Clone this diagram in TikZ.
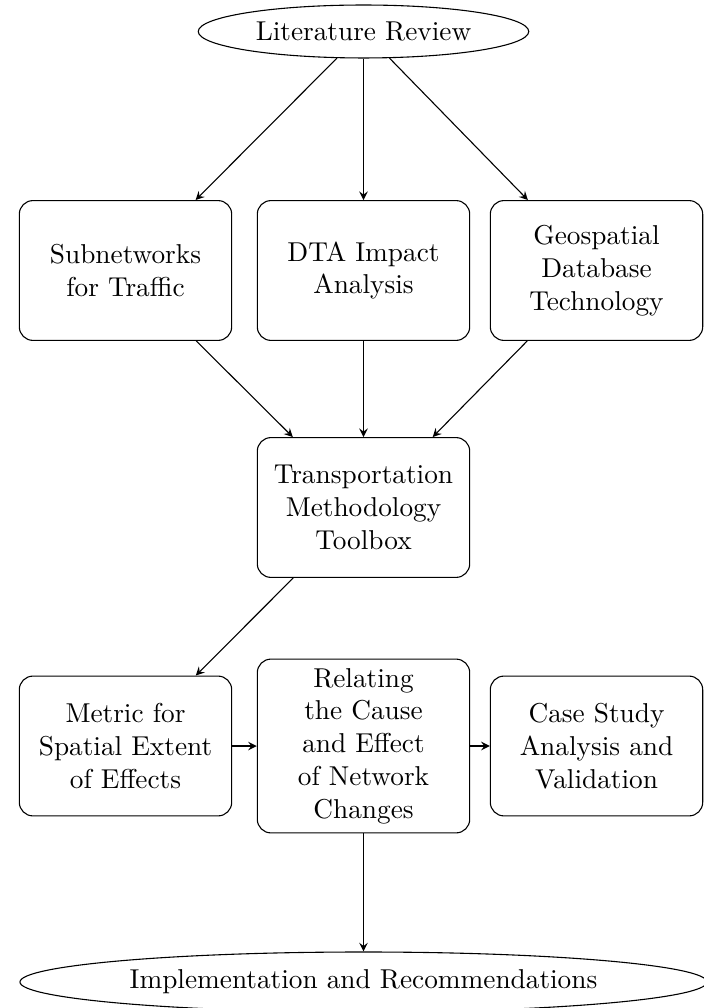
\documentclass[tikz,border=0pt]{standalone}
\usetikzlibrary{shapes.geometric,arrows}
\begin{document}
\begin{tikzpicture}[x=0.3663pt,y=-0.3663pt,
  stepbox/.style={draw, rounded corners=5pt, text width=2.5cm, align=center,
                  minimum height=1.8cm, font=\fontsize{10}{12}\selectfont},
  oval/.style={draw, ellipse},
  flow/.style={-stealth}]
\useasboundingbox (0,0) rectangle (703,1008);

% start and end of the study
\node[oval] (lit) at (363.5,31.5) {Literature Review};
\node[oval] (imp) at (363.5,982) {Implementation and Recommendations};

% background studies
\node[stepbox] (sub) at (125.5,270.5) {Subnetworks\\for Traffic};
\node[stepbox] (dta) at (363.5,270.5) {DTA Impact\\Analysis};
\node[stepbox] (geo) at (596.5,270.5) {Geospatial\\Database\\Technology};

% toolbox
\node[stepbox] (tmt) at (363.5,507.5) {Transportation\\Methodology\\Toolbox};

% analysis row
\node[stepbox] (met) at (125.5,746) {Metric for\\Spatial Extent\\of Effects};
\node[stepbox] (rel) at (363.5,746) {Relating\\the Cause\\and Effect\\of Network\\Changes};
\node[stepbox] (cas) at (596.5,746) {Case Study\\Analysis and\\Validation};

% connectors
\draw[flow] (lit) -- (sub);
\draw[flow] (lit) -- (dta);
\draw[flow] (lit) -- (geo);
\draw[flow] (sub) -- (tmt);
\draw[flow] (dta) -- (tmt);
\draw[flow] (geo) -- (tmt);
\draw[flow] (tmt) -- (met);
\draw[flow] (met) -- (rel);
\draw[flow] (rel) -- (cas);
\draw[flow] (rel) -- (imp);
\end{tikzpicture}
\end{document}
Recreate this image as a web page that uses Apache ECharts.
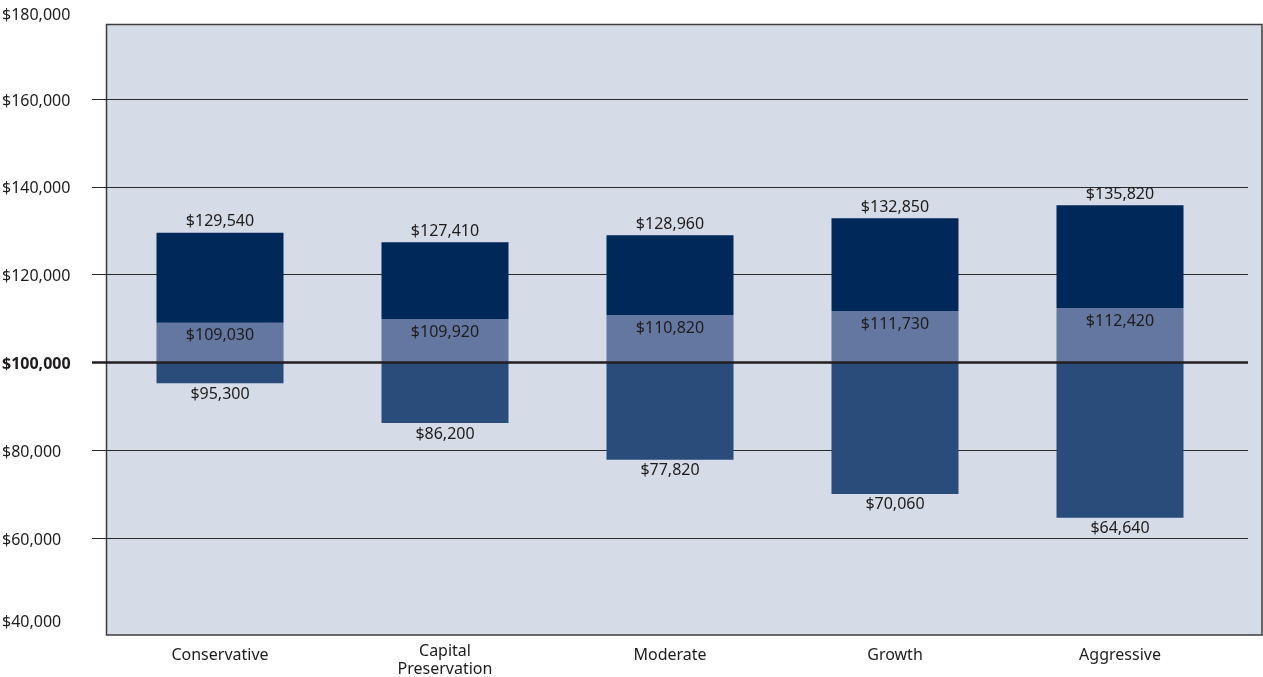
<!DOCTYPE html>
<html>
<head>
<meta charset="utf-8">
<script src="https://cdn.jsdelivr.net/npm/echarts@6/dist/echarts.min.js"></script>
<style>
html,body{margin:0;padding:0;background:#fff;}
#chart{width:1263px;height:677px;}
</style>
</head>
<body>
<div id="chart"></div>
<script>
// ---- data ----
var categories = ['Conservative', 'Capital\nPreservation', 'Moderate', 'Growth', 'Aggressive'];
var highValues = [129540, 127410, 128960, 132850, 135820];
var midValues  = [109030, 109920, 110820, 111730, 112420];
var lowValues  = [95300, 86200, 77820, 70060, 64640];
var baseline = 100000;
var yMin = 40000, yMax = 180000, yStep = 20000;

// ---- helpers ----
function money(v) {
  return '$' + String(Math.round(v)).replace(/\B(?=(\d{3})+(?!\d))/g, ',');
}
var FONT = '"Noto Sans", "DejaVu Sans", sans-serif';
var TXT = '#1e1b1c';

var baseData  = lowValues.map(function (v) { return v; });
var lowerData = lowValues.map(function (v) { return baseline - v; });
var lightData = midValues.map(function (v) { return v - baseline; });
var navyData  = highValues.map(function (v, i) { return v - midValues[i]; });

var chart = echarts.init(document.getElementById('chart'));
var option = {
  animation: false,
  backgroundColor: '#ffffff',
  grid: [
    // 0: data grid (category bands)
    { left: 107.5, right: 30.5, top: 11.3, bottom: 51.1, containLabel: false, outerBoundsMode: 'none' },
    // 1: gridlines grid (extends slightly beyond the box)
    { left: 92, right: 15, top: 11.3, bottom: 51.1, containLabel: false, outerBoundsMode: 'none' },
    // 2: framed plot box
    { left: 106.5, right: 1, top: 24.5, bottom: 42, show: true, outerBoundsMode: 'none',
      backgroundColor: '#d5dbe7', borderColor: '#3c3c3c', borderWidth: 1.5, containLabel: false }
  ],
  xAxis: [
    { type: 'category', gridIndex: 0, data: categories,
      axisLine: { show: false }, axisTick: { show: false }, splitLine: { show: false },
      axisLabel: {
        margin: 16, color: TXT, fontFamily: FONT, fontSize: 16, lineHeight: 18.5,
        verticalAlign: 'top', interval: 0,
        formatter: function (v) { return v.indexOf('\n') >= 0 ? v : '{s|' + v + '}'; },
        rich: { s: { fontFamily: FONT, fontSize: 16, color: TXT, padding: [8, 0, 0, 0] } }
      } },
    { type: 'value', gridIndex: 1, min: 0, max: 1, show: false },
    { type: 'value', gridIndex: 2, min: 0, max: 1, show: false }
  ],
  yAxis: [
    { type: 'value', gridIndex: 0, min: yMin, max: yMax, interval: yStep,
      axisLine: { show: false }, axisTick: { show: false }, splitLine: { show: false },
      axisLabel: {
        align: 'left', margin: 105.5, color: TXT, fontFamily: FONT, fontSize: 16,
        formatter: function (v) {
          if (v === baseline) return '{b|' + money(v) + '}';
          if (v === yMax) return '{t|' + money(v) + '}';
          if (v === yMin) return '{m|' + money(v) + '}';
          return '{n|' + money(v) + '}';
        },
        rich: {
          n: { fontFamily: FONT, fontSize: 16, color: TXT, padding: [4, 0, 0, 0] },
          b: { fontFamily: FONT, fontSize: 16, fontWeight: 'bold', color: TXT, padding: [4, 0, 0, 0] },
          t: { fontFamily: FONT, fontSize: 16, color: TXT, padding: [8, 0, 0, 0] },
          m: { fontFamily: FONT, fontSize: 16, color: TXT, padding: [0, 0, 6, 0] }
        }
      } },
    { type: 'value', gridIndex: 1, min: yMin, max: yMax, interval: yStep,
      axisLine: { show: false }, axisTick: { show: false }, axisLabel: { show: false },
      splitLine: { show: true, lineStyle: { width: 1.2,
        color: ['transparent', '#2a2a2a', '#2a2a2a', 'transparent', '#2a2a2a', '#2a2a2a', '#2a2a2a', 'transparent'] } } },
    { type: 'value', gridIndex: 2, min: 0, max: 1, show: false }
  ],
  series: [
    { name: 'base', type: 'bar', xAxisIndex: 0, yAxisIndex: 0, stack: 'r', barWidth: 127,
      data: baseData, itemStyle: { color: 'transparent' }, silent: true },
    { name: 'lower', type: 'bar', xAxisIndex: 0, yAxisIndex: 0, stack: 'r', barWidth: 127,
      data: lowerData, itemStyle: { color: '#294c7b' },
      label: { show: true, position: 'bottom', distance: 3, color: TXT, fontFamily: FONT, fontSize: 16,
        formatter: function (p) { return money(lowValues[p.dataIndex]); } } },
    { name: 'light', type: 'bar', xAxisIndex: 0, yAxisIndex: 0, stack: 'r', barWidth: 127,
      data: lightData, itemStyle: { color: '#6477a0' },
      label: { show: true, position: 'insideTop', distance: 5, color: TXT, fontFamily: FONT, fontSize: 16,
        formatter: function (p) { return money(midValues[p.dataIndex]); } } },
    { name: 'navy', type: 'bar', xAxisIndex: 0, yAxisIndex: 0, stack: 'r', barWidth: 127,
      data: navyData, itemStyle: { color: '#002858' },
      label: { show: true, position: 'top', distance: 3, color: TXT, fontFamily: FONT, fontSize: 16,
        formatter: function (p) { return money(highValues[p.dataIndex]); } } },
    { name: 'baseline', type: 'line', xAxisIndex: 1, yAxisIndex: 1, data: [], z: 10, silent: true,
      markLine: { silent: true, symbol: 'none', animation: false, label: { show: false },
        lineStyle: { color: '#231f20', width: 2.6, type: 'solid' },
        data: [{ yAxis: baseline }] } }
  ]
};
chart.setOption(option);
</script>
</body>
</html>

-----

— Task —
What's needed is an exact copy of the records above from the line containing "Recreate this image" down to the line containing "var yMin = 40000, yMax", both included, without any pictures.

— Answer to this problem —
Recreate this image as a web page that uses Apache ECharts.
<!DOCTYPE html>
<html>
<head>
<meta charset="utf-8">
<script src="https://cdn.jsdelivr.net/npm/echarts@6/dist/echarts.min.js"></script>
<style>
html,body{margin:0;padding:0;background:#fff;}
#chart{width:1263px;height:677px;}
</style>
</head>
<body>
<div id="chart"></div>
<script>
// ---- data ----
var categories = ['Conservative', 'Capital\nPreservation', 'Moderate', 'Growth', 'Aggressive'];
var highValues = [129540, 127410, 128960, 132850, 135820];
var midValues  = [109030, 109920, 110820, 111730, 112420];
var lowValues  = [95300, 86200, 77820, 70060, 64640];
var baseline = 100000;
var yMin = 40000, yMax = 180000, yStep = 20000;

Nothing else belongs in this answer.